**Given instruction**
Begin at the top of the records below and return each line exactly through the line with "y_ticks = [0, 1000, 2000, 3000, 4000, 5000, 6000, 7000]". Skip pictures.

Stored items:
******************************

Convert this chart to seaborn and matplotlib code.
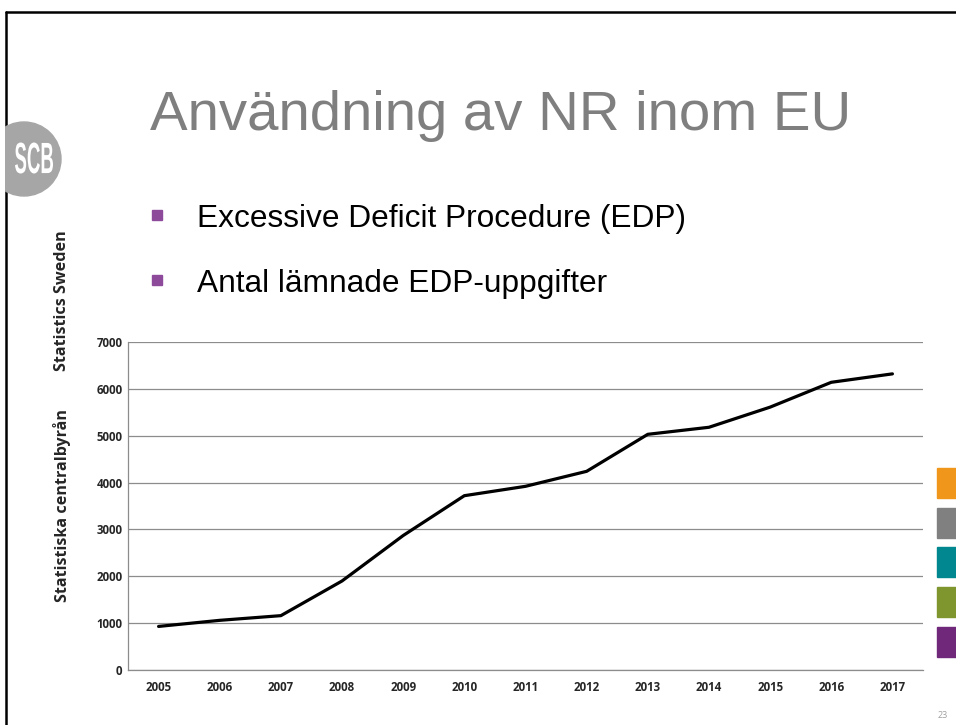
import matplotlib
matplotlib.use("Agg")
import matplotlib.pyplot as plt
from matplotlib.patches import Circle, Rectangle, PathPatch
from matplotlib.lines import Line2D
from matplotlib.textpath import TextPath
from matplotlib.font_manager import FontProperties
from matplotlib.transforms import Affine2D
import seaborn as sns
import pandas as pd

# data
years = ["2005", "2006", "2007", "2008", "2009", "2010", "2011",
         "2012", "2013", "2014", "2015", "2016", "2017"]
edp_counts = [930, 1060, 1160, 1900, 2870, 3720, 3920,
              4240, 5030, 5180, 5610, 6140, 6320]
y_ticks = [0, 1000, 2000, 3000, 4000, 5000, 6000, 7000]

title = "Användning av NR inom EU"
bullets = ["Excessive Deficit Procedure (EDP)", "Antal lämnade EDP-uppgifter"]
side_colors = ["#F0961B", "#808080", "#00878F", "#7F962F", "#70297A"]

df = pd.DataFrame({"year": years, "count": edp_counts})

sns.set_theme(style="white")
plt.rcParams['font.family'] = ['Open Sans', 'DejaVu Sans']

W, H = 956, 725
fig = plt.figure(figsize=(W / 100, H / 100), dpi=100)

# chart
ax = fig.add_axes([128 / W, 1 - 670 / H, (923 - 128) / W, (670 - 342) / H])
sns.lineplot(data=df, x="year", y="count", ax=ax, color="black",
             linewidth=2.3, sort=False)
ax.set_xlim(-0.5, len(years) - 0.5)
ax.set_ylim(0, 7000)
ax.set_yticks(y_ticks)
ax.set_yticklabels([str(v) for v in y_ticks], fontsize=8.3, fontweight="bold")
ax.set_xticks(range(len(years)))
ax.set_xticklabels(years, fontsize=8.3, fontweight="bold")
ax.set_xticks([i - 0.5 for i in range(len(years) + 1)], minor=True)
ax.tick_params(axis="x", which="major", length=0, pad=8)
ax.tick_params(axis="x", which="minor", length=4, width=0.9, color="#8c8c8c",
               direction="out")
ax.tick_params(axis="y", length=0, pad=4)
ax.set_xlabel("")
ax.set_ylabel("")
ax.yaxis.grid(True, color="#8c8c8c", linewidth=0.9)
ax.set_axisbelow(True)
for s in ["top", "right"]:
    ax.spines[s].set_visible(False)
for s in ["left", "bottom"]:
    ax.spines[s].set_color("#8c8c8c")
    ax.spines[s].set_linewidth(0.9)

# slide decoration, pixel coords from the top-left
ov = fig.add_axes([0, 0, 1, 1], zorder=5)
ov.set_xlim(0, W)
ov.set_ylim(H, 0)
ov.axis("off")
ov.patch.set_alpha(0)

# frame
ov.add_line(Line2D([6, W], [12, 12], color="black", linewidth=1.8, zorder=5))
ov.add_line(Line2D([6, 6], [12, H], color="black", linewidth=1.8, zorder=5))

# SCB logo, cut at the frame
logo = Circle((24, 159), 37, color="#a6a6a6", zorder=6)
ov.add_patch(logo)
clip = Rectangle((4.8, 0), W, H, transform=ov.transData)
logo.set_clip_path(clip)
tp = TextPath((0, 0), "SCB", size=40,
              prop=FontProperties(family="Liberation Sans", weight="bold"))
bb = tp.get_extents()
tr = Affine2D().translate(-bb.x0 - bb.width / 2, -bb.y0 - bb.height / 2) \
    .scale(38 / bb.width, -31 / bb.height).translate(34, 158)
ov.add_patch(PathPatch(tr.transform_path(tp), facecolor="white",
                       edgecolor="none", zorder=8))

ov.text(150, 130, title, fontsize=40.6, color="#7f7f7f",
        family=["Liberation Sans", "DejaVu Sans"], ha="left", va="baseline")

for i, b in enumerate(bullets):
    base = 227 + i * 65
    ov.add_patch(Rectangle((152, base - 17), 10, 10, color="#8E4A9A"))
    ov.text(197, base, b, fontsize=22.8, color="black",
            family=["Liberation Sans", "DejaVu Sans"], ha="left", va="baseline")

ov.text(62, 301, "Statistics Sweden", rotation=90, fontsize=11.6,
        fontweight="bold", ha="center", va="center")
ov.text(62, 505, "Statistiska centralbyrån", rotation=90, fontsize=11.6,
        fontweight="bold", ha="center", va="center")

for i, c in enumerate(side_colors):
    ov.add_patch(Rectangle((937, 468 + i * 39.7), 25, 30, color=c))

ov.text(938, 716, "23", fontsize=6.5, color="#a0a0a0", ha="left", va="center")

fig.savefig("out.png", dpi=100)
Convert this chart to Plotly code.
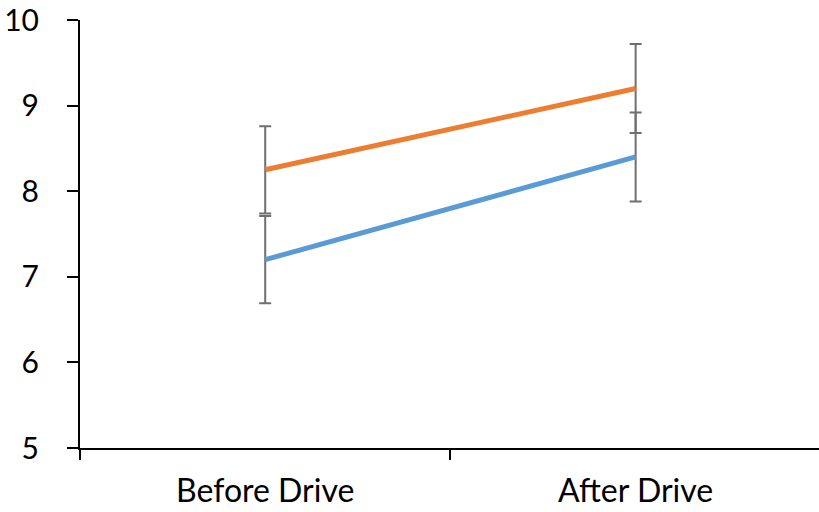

******************************

**Task result**
Convert this chart to seaborn and matplotlib code.
import matplotlib
matplotlib.use("Agg")
import matplotlib.pyplot as plt
from matplotlib.patches import Circle, Rectangle, PathPatch
from matplotlib.lines import Line2D
from matplotlib.textpath import TextPath
from matplotlib.font_manager import FontProperties
from matplotlib.transforms import Affine2D
import seaborn as sns
import pandas as pd

# data
years = ["2005", "2006", "2007", "2008", "2009", "2010", "2011",
         "2012", "2013", "2014", "2015", "2016", "2017"]
edp_counts = [930, 1060, 1160, 1900, 2870, 3720, 3920,
              4240, 5030, 5180, 5610, 6140, 6320]
y_ticks = [0, 1000, 2000, 3000, 4000, 5000, 6000, 7000]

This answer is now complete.